Coping After a Crisis

By Paige Abbott, Registered Psychologist   


There has been lots of attention paid to mental health by the media and the provincial government in light of the southern Alberta flooding in June. People often focus on coping during a crisis, providing support and assistance to those who are struggling to help them move through a difficult time. While this is certainly necessary, people often forget that after the chaos has settled and life begins to resume a more steady flow is another important time when support is needed.

The bio-psycho-social-spiritual framework is helpful in a recovery from disaster context, as it encourages health and wellness from a holistic perspective. It is important for individuals to attend to their physical health, as crises drain energy and internal resources. Getting lots of rest, including a solid night’s sleep, as well as drinking lots of water and fuelling the body with healthy, whole foods helps replenish used resources.
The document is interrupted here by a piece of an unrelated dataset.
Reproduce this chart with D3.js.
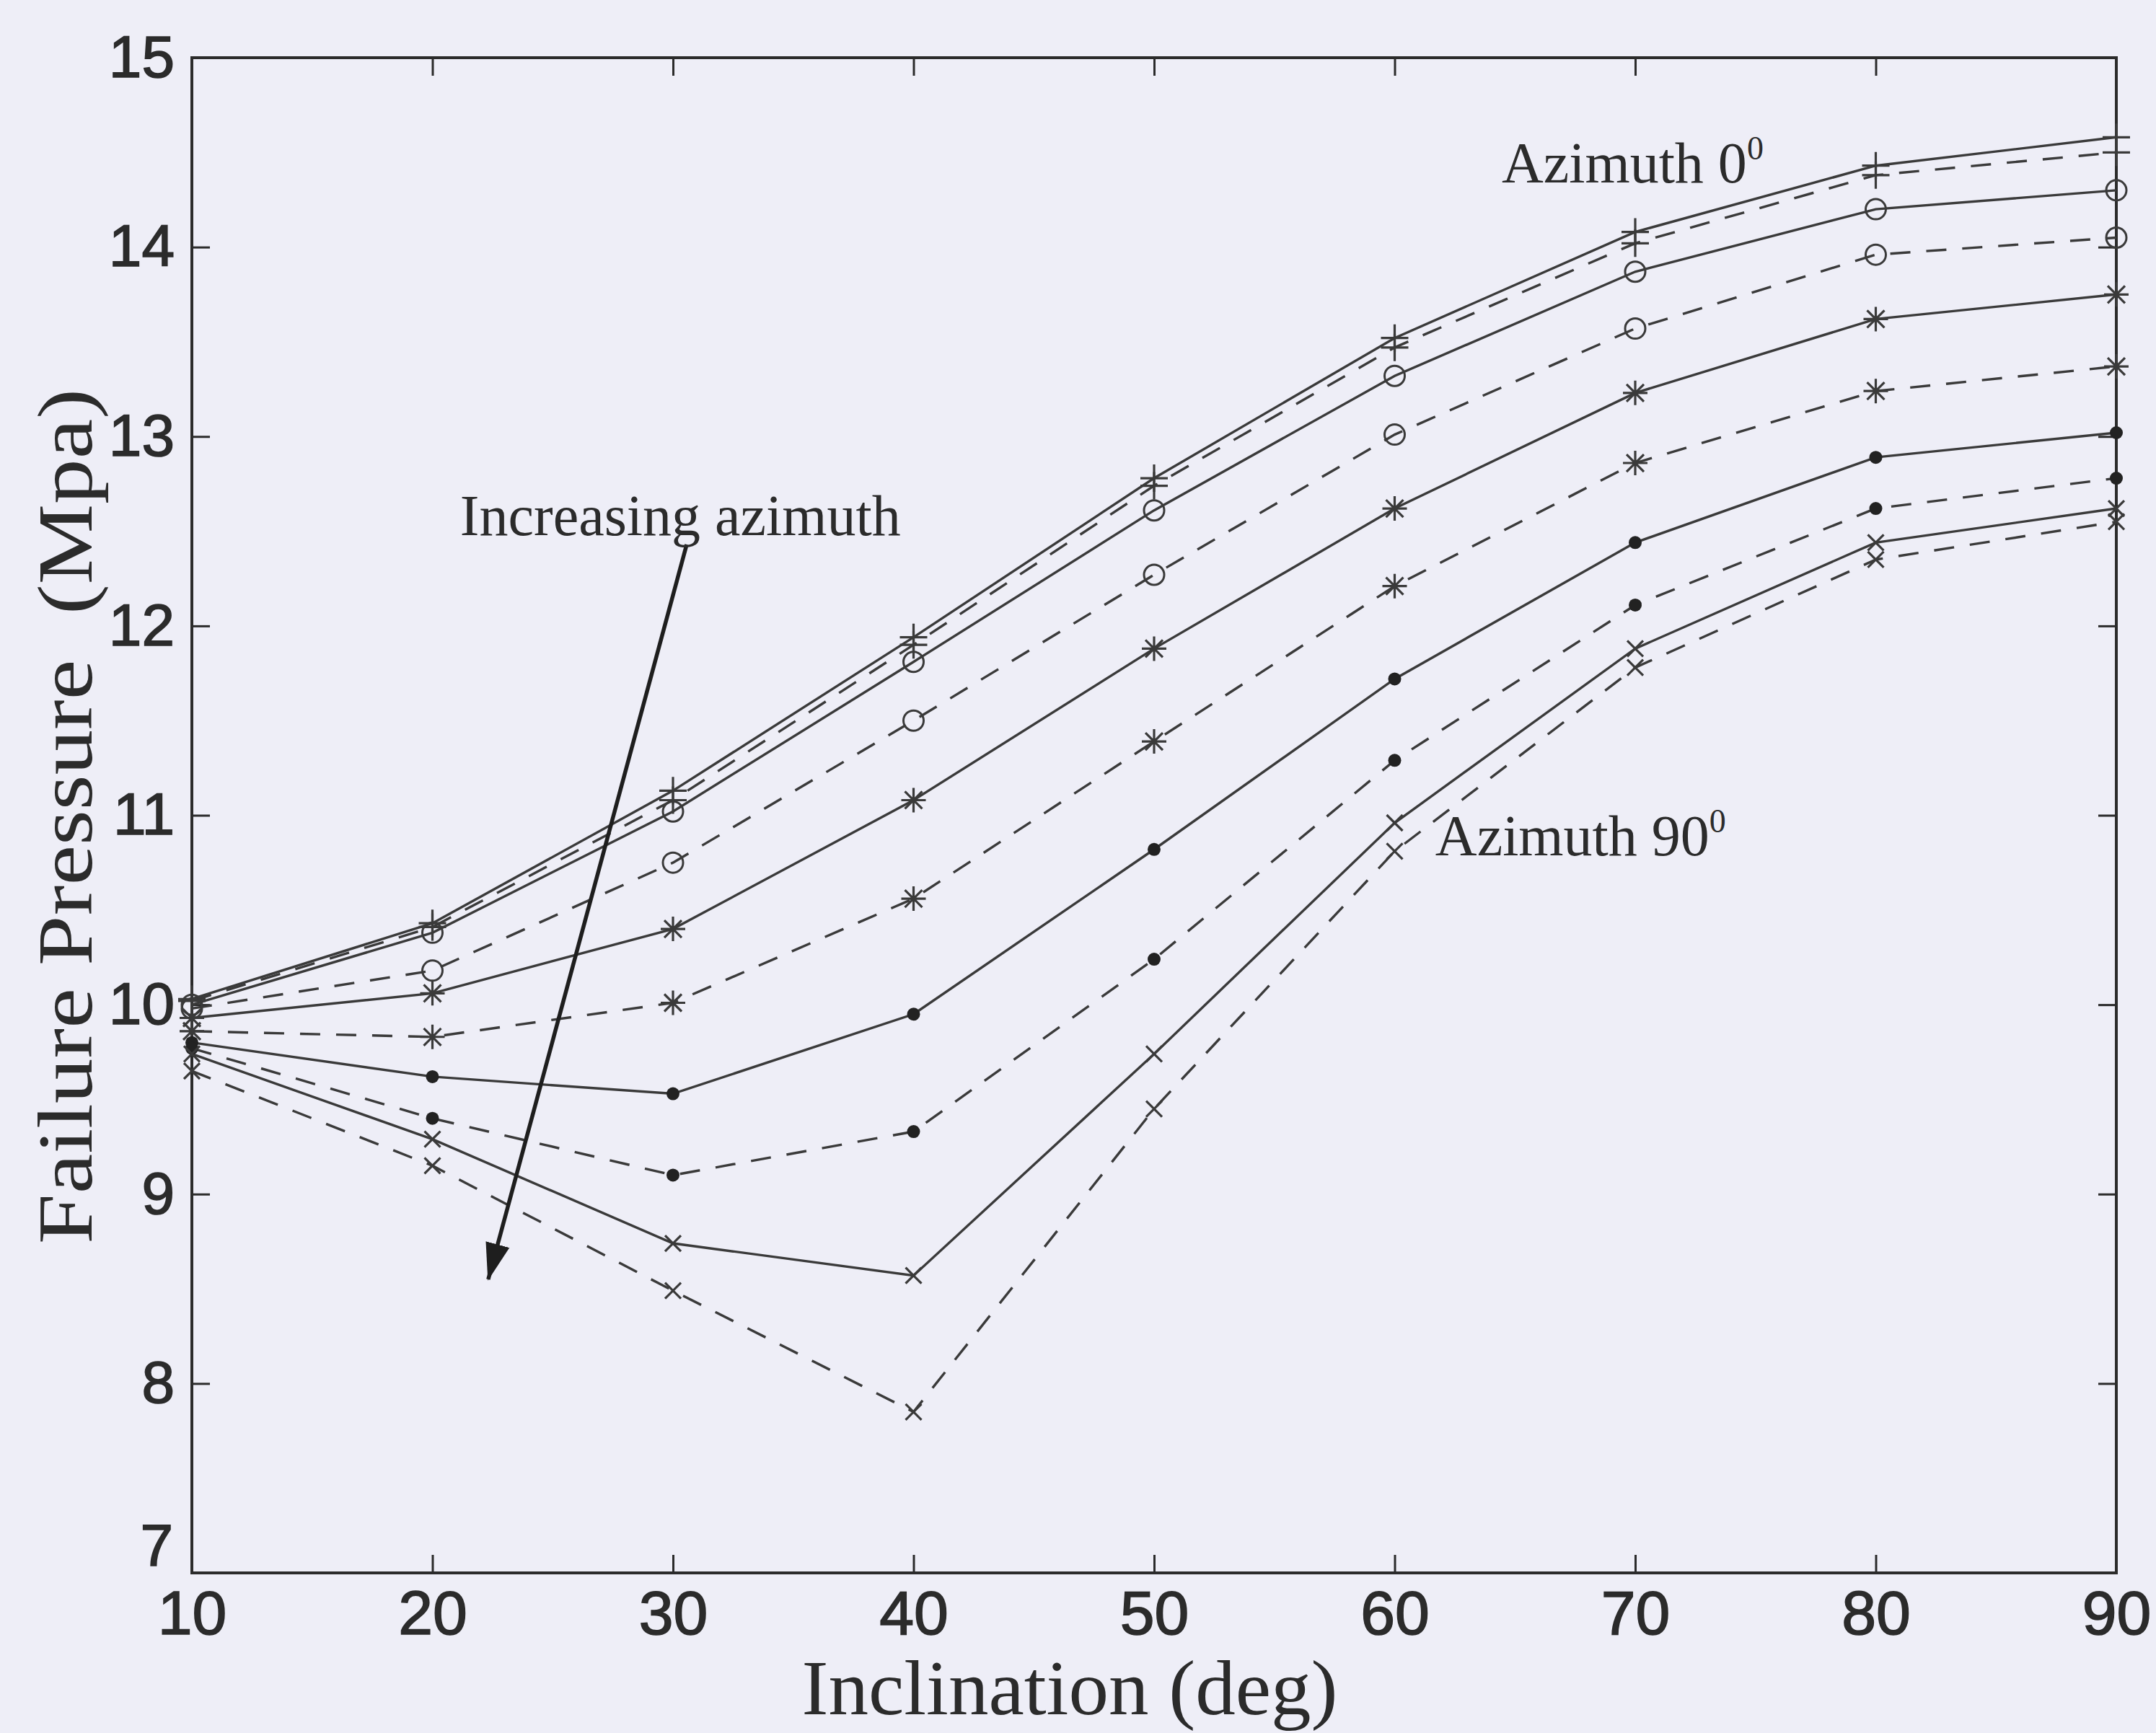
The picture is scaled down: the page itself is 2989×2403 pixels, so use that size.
<!DOCTYPE html>
<html>
<head>
<meta charset="utf-8">
<script src="https://cdn.jsdelivr.net/npm/d3@7"></script>
<style>
  html, body { margin: 0; padding: 0; background: #eeeef7; }
  svg { display: block; }
</style>
</head>
<body>
<div id="chart"></div>
<script>
// failure pressure vs inclination, one line per azimuth

const inclination = [10, 20, 30, 40, 50, 60, 70, 80, 90];
const azimuths = [0, 10, 20, 30, 40, 50, 60, 70, 80, 90];

const az0  = [10.03, 10.43, 11.13, 11.94, 12.78, 13.52, 14.08, 14.43, 14.58];
const az10 = [10.02, 10.41, 11.08, 11.90, 12.74, 13.47, 14.02, 14.38, 14.50];
const az20 = [10.00, 10.38, 11.02, 11.81, 12.61, 13.32, 13.87, 14.20, 14.30];
const az30 = [9.98, 10.18, 10.75, 11.50, 12.27, 13.01, 13.57, 13.96, 14.05];
const az40 = [9.93, 10.06, 10.40, 11.08, 11.88, 12.62, 13.23, 13.62, 13.75];
const az50 = [9.86, 9.83, 10.01, 10.56, 11.39, 12.21, 12.86, 13.24, 13.37];
const az60 = [9.80, 9.62, 9.53, 9.95, 10.82, 11.72, 12.44, 12.89, 13.02];
const az70 = [9.77, 9.40, 9.10, 9.33, 10.24, 11.29, 12.11, 12.62, 12.78];
const az80 = [9.74, 9.29, 8.74, 8.57, 9.74, 10.96, 11.88, 12.44, 12.62];
const az90 = [9.65, 9.15, 8.49, 7.85, 9.45, 10.81, 11.78, 12.35, 12.55];

const markerTypes = ["plus", "plus", "circle", "circle", "star", "star", "dot", "dot", "cross", "cross"];

const xTicks = [10, 20, 30, 40, 50, 60, 70, 80, 90];
const yTicks = [7, 8, 9, 10, 11, 12, 13, 14, 15];

const width = 2989;
const height = 2403;
const margin = { top: 80, right: 55, bottom: 222, left: 266 };

const ink = "#2b2b2b";
const lineInk = "#3a3a3a";
const serif = "'Liberation Serif', 'Times New Roman', serif";
const sans = "'Liberation Sans', Arial, Helvetica, sans-serif";

const seriesValues = [az0, az10, az20, az30, az40, az50, az60, az70, az80, az90];
const series = azimuths.map((az, i) => ({
  azimuth: az,
  marker: markerTypes[i],
  dashed: i % 2 === 1,
  points: inclination.map((inc, j) => ({ inc, p: seriesValues[i][j] }))
}));

const svg = d3.select("#chart")
  .append("svg")
  .attr("width", width)
  .attr("height", height)
  .style("background", "#eeeef7");

const x = d3.scaleLinear()
  .domain([10, 90])
  .range([margin.left, width - margin.right]);

const y = d3.scaleLinear()
  .domain([7, 15])
  .range([height - margin.bottom, margin.top]);

const tickLen = 25;

// axes (ticks inward on all four sides)
const yAxis = svg.append("g")
  .attr("transform", `translate(${x.range()[0]},0)`)
  .call(d3.axisLeft(y).tickValues(yTicks).tickSize(-tickLen).tickPadding(24).tickSizeOuter(0));

const xAxis = svg.append("g")
  .attr("transform", `translate(0,${y.range()[0]})`)
  .call(d3.axisBottom(x).tickValues(xTicks).tickSize(-tickLen).tickPadding(24).tickSizeOuter(0));

svg.append("g")
  .attr("transform", `translate(0,${y.range()[1]})`)
  .call(d3.axisTop(x).tickValues(xTicks).tickSize(-tickLen).tickFormat("").tickSizeOuter(0));

svg.append("g")
  .attr("transform", `translate(${x.range()[1]},0)`)
  .call(d3.axisRight(y).tickValues(yTicks).tickSize(-tickLen).tickFormat("").tickSizeOuter(0));

svg.selectAll(".domain").remove();
svg.selectAll(".tick line").attr("stroke", ink).attr("stroke-width", 3);

yAxis.selectAll("text")
  .attr("fill", ink)
  .attr("stroke", ink)
  .attr("stroke-width", 1.6)
  .attr("font-size", 82)
  .attr("font-family", sans);

// the lowest label sits a little above its tick, clear of the x labels
yAxis.selectAll(".tick text")
  .filter(d => d === 7)
  .attr("dy", "-0.13em")
  .attr("x", -26);

xAxis.selectAll("text")
  .attr("fill", ink)
  .attr("stroke", ink)
  .attr("stroke-width", 1.6)
  .attr("font-size", 86)
  .attr("font-family", sans);

svg.append("rect")
  .attr("x", x.range()[0])
  .attr("y", y.range()[1])
  .attr("width", x.range()[1] - x.range()[0])
  .attr("height", y.range()[0] - y.range()[1])
  .attr("fill", "none")
  .attr("stroke", ink)
  .attr("stroke-width", 4);

// lines
const line = d3.line()
  .x(d => x(d.inc))
  .y(d => y(d.p));

const plot = svg.append("g");

plot.selectAll("path.series")
  .data(series)
  .join("path")
  .attr("class", "series")
  .attr("fill", "none")
  .attr("stroke", lineInk)
  .attr("stroke-width", 3.4)
  .attr("stroke-dasharray", d => (d.dashed ? "28,22" : null))
  .attr("d", d => line(d.points));

// markers
function markerPath(type) {
  const p = d3.path();
  if (type === "plus") {
    const s = 19;
    p.moveTo(-s, 0); p.lineTo(s, 0);
    p.moveTo(0, -s); p.lineTo(0, s);
  } else if (type === "cross") {
    const s = 11;
    p.moveTo(-s, -s); p.lineTo(s, s);
    p.moveTo(-s, s); p.lineTo(s, -s);
  } else if (type === "star") {
    const s = 17, t = 12;
    p.moveTo(-s, 0); p.lineTo(s, 0);
    p.moveTo(0, -s); p.lineTo(0, s);
    p.moveTo(-t, -t); p.lineTo(t, t);
    p.moveTo(-t, t); p.lineTo(t, -t);
  }
  return p.toString();
}

series.forEach(s => {
  const g = plot.append("g");
  const pts = g.selectAll("g.pt")
    .data(s.points)
    .join("g")
    .attr("class", "pt")
    .attr("transform", d => `translate(${x(d.inc)},${y(d.p)})`);

  if (s.marker === "circle") {
    pts.append("circle")
      .attr("r", 14)
      .attr("fill", "none")
      .attr("stroke", lineInk)
      .attr("stroke-width", 3);
  } else if (s.marker === "dot") {
    pts.append("circle")
      .attr("r", 9)
      .attr("fill", "#222");
  } else {
    pts.append("path")
      .attr("d", markerPath(s.marker))
      .attr("fill", "none")
      .attr("stroke", lineInk)
      .attr("stroke-width", 3.2);
  }
});

// annotations
svg.append("defs")
  .append("marker")
  .attr("id", "arrowhead")
  .attr("markerUnits", "userSpaceOnUse")
  .attr("viewBox", "0 0 52 40")
  .attr("markerWidth", 52)
  .attr("markerHeight", 40)
  .attr("refX", 50)
  .attr("refY", 20)
  .attr("orient", "auto")
  .append("path")
  .attr("d", "M0,3 L52,20 L0,37 Z")
  .attr("fill", "#1e1e1e");

const arrowFrom = [30.57, 12.43];
const arrowTo = [22.32, 8.55];

svg.append("line")
  .attr("x1", x(arrowFrom[0]))
  .attr("y1", y(arrowFrom[1]))
  .attr("x2", x(arrowTo[0]))
  .attr("y2", y(arrowTo[1]))
  .attr("stroke", "#1e1e1e")
  .attr("stroke-width", 5.5)
  .attr("marker-end", "url(#arrowhead)");

svg.append("text")
  .attr("x", x(21.15))
  .attr("y", y(12.48))
  .attr("fill", ink)
  .attr("font-size", 80)
  .attr("font-family", serif)
  .text("Increasing azimuth");

function azLabel(label, px, py) {
  const t = svg.append("text")
    .attr("x", x(px))
    .attr("y", y(py))
    .attr("fill", ink)
    .attr("font-size", 80)
    .attr("font-family", serif);
  t.append("tspan").text(label);
  t.append("tspan")
    .attr("font-size", 46)
    .attr("dy", -32)
    .text("0");
}

azLabel("Azimuth 0", 64.45, 14.34);
azLabel("Azimuth 90", 61.69, 10.79);

// axis titles
svg.append("text")
  .attr("x", 1483)
  .attr("y", 2377)
  .attr("text-anchor", "middle")
  .attr("fill", ink)
  .attr("font-size", 108)
  .attr("font-family", serif)
  .attr("textLength", 743)
  .attr("lengthAdjust", "spacingAndGlyphs")
  .text("Inclination (deg)");

svg.append("text")
  .attr("transform", "translate(127,1132) rotate(-90)")
  .attr("text-anchor", "middle")
  .attr("fill", ink)
  .attr("font-size", 108)
  .attr("font-family", serif)
  .attr("textLength", 1186)
  .attr("lengthAdjust", "spacingAndGlyphs")
  .attr("xml:space", "preserve")
  .text("Failure Pressure  (Mpa)");
</script>
</body>
</html>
Only as things settle do the emotions surrounding events begin to surface; during crises people are often in ‘doing’ mode and focus on action, rather than feeling. However, crises generate many feelings that will not just dissipate as the need to ‘do’ subsides. These feelings can include grief, loss, sadness, frustration, anger and peace, serenity, gratitude, hopefulness, tranquility, and appreciation. It is important to take time to appreciate the spectrum of feelings that are arising and share these with a trusted and safe network.

Relationships and our perspective of relationships shifts in the context of a crisis. The people we thought were our closest supports may not be able to provide the support that is needed, whereas others who we have not been as close to become important relationships. It is important to connect on a feeling level with the individuals in our lives, rather than just on an instrumental or doing level. This is where authentic connection and support arises.

For some, natural disasters and crises spark a ‘Why me?’ thought pattern that becomes internally destructive and is fuelled by shame. Feeling that one deserves to be punished and suffer heartache are the symptoms of a deep-rooted feeling of shame, or feeling less than. If one can shift to see the Higher Power/universe’s messages in these moments, this is where personal growth and recovery burgeon.


HUM wishes everyone health and wellness as the city rebuilds after the flood and encourage you to reach out to those in your support network and keep talking!